On his visit here two weeks ago, Vance asked Israeli leaders if the only solution acceptable to them was Palestinian representation as part of the Jordanian delegation. He was told that it was, but so far no ARab statesman has publicly agreed to that solution. When Vance asked Israeli leaders if they would consider a single unified Arab delegation embracing all of the confrontation states and the PLO, the reaction was negative. Israel sources noted afterwards that Vance carefully refrained from disclosing his own views. He simply asked the question and wrote down the response in a notebook. they said.
OPPOSES POSTPONEMENT OF VISIT
Meanwhile, Foreign Minister Yigal Allon replied in the Knesset yesterday to a Likud motion demanding that Rabin postpone his visit to Washington because of the upcoming elections. Likud has accused the Carter Administration of inviting Rabin at this time in order to bolster the political fortunes of the Labor Alignment. But Allon said Carter would not have postponed the visits of Arab leaders if Rabin had declined to go to Washington at this time.

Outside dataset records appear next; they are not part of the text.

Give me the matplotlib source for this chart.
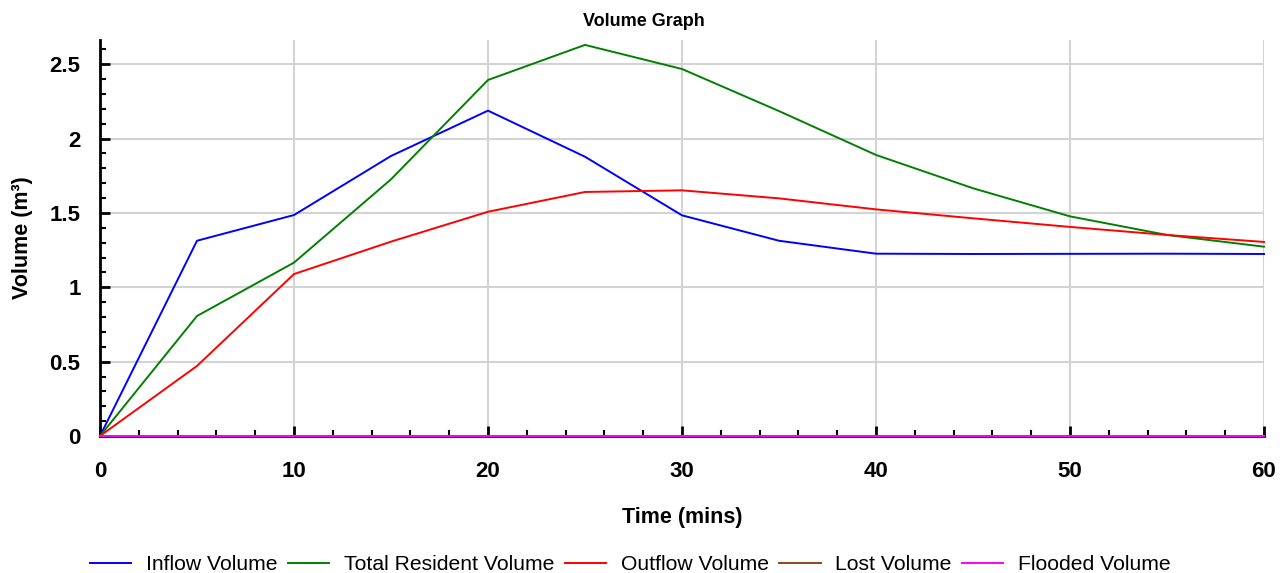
import matplotlib
matplotlib.use('Agg')

import matplotlib.pyplot as plt
from matplotlib.ticker import MultipleLocator

# === data ===
time_mins = [0, 5, 10, 15, 20, 25, 30, 35, 40, 45, 50, 55, 60]
inflow = [0, 1.313, 1.486, 1.883, 2.188, 1.878, 1.484, 1.313, 1.226, 1.224, 1.225, 1.226, 1.224]
resident = [0, 0.807, 1.166, 1.726, 2.394, 2.630, 2.468, 2.185, 1.890, 1.666, 1.477, 1.352, 1.273]
outflow = [0, 0.471, 1.089, 1.307, 1.508, 1.641, 1.652, 1.598, 1.524, 1.464, 1.406, 1.352, 1.305]
lost = [0] * 13
flooded = [0] * 13

series = [
    ("Inflow Volume", inflow, "#0000ff"),
    ("Total Resident Volume", resident, "#008000"),
    ("Outflow Volume", outflow, "#ff0000"),
    ("Lost Volume", lost, "#8b4513"),
    ("Flooded Volume", flooded, "#ff00ff"),
]

plt.rcParams['font.family'] = ['Liberation Sans', 'DejaVu Sans']

fig = plt.figure(figsize=(12.88, 5.73), dpi=100)
ax = fig.add_axes([100 / 1288, 137 / 573, 1164 / 1288, 396 / 573])

for name, vals, col in series:
    ax.plot(time_mins, vals, color=col, lw=1.4, label=name, clip_on=False, zorder=3)

ax.set_xlim(0, 60)
ax.set_ylim(0, 2.663)

ax.xaxis.set_major_locator(MultipleLocator(10))
ax.xaxis.set_minor_locator(MultipleLocator(2))
ax.yaxis.set_major_locator(MultipleLocator(0.5))
ax.yaxis.set_minor_locator(MultipleLocator(0.1))
ax.yaxis.set_major_formatter(plt.FuncFormatter(lambda v, p: f"{v:g}"))

ax.grid(True, which='major', color='#d3d3d3', lw=1.5, zorder=0)
ax.set_axisbelow(True)

for s in ['top', 'right']:
    ax.spines[s].set_visible(False)
for s in ['left', 'bottom']:
    ax.spines[s].set_linewidth(2)

ax.tick_params(which='major', direction='in', length=7.5, width=2, labelsize=16)
ax.tick_params(which='minor', direction='in', length=4.5, width=1.5)
ax.tick_params(axis='x', which='major', pad=18)
ax.tick_params(axis='y', which='major', pad=14)
for lbl in ax.get_xticklabels() + ax.get_yticklabels():
    lbl.set_fontweight('bold')

ax.set_xlabel("Time (mins)", fontsize=15.5, fontweight='bold', labelpad=18)
ax.set_ylabel("Volume (m³)", fontsize=15.5, fontweight='bold', labelpad=12)
fig.suptitle("Volume Graph", fontsize=13, fontweight='bold', y=0.978)

fig.legend(loc='lower center', ncol=5, frameon=False, fontsize=15.2,
           bbox_to_anchor=(0.4895, -0.035), handlelength=1.95, columnspacing=0.5,
           handletextpad=0.7)

fig.savefig('out.png', dpi=100)
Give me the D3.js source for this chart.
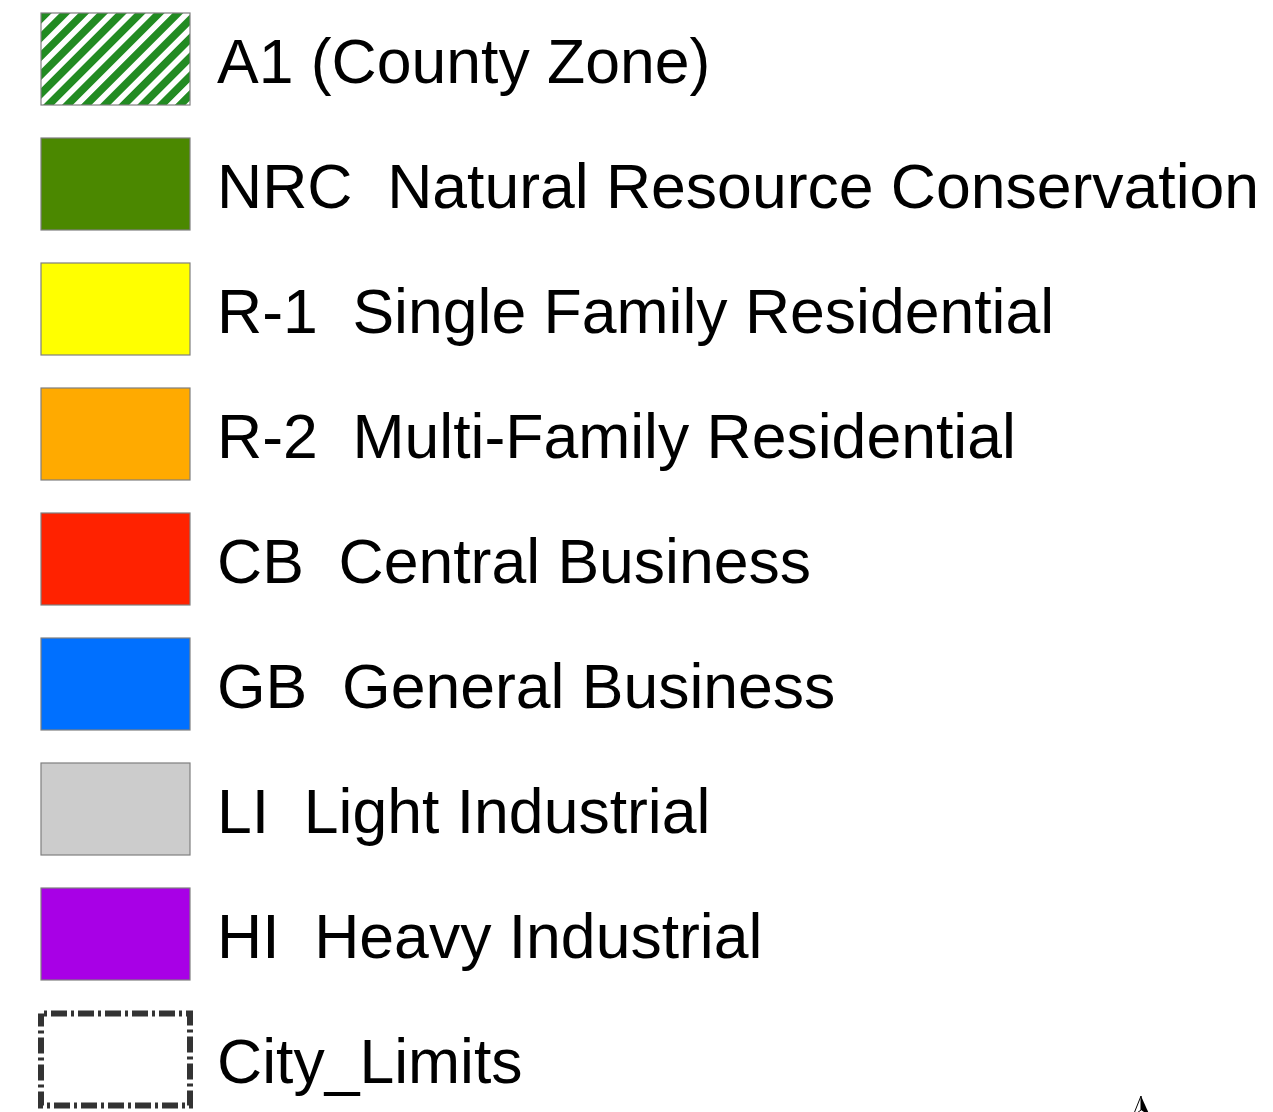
<!DOCTYPE html>
<html lang="en">
<head>
  <meta charset="UTF-8">
  <title>Zoning Legend</title>
  <script src="https://cdn.jsdelivr.net/npm/d3@7"></script>
  <style>
    body { margin: 0; background: #fff; }
    text { font-family: "Liberation Sans", Arial, sans-serif; white-space: pre; }
  </style>
</head>
<body>
<div id="legend"></div>
<script>
  // legend entries
  const codes = ['A1', 'NRC', 'R-1', 'R-2', 'CB', 'GB', 'LI', 'HI', 'City_Limits']
  const labels = [
    'A1 (County Zone)',
    'NRC  Natural Resource Conservation',
    'R-1  Single Family Residential',
    'R-2  Multi-Family Residential',
    'CB  Central Business',
    'GB  General Business',
    'LI  Light Industrial',
    'HI  Heavy Industrial',
    'City_Limits'
  ]
  const fills = ['hatch', '#4b8800', '#ffff00', '#ffaa00', '#ff2200', '#0070ff', '#cccccc', '#a800e6', 'none']

  const width = 1273
  const height = 1112

  const svg = d3.select('#legend')
    .append('svg')
    .attr('width', width)
    .attr('height', height)

  const defs = svg.append('defs')
  const hatch = defs.append('pattern')
    .attr('id', 'hatch')
    .attr('patternUnits', 'userSpaceOnUse')
    .attr('width', 13.3)
    .attr('height', 13.3)
    .attr('patternTransform', 'translate(41,13) rotate(45)')
  hatch.append('rect').attr('width', 13.3).attr('height', 13.3).attr('fill', '#fff')
  hatch.append('rect').attr('width', 7.6).attr('height', 13.3).attr('fill', '#228b22')

  const y = d3.scaleBand()
    .domain(codes)
    .range([13, 1105])
    .paddingInner(0.264)
    .paddingOuter(0)

  const swatchX = 41
  const swatchW = 149

  const rows = svg.selectAll('g.row')
    .data(codes)
    .join('g')
    .attr('class', 'row')

  rows.filter(d => d !== 'City_Limits')
    .append('rect')
    .attr('x', swatchX)
    .attr('y', d => y(d))
    .attr('width', swatchW)
    .attr('height', y.bandwidth())
    .attr('fill', (d, i) => fills[i] === 'hatch' ? 'url(#hatch)' : fills[i])
    .attr('stroke', '#7f7f7f')
    .attr('stroke-width', 1.2)

  rows.filter(d => d === 'City_Limits')
    .append('rect')
    .attr('x', swatchX)
    .attr('y', d => y(d) + 0.5)
    .attr('width', swatchW)
    .attr('height', y.bandwidth())
    .attr('fill', 'none')
    .attr('stroke', '#333')
    .attr('stroke-width', 6)
    .attr('stroke-dasharray', '16 4 3 4')
    .attr('stroke-dashoffset', -10)

  rows.append('text')
    .attr('x', 217)
    .attr('y', d => y(d) + y.bandwidth() / 2 + 24)
    .attr('font-size', 62.5)
    .attr('fill', '#000')
    .text((d, i) => labels[i])

  // top of the north arrow peeking in at the bottom edge
  const arrow = svg.append('g').attr('transform', 'translate(1141,1096)')
  arrow.append('path')
    .attr('d', 'M0,0 L-8,20 L0,14 Z')
    .attr('fill', '#fff')
    .attr('stroke', '#000')
    .attr('stroke-width', 1)
  arrow.append('path')
    .attr('d', 'M0,0 L9,20 L0,14 Z')
    .attr('fill', '#000')
</script>
</body>
</html>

He said Likud should have been pleased that Rabin was the first Middle East leader invited to meet the new American President and that Secretary Vance made Jerusalem his first stop on his six-nation Mideast tour last month. Allon also reminded the opposition that under law the care taker regime has the same powers and responsibilities as a regular administration. For Rabin not to go to Washington now would have harmed Israel’s interests, the Foreign Minister said.
Inevitably, observers here will be comparing the reception Rabin gets in Washington with that accorded the Arab leaders who will follow him in April and May. There have been some press reports indicating that Israel are disappointed that Carter has scheduled a “working dinner” with Rabin rather than a full-fledged State banquet in his honor.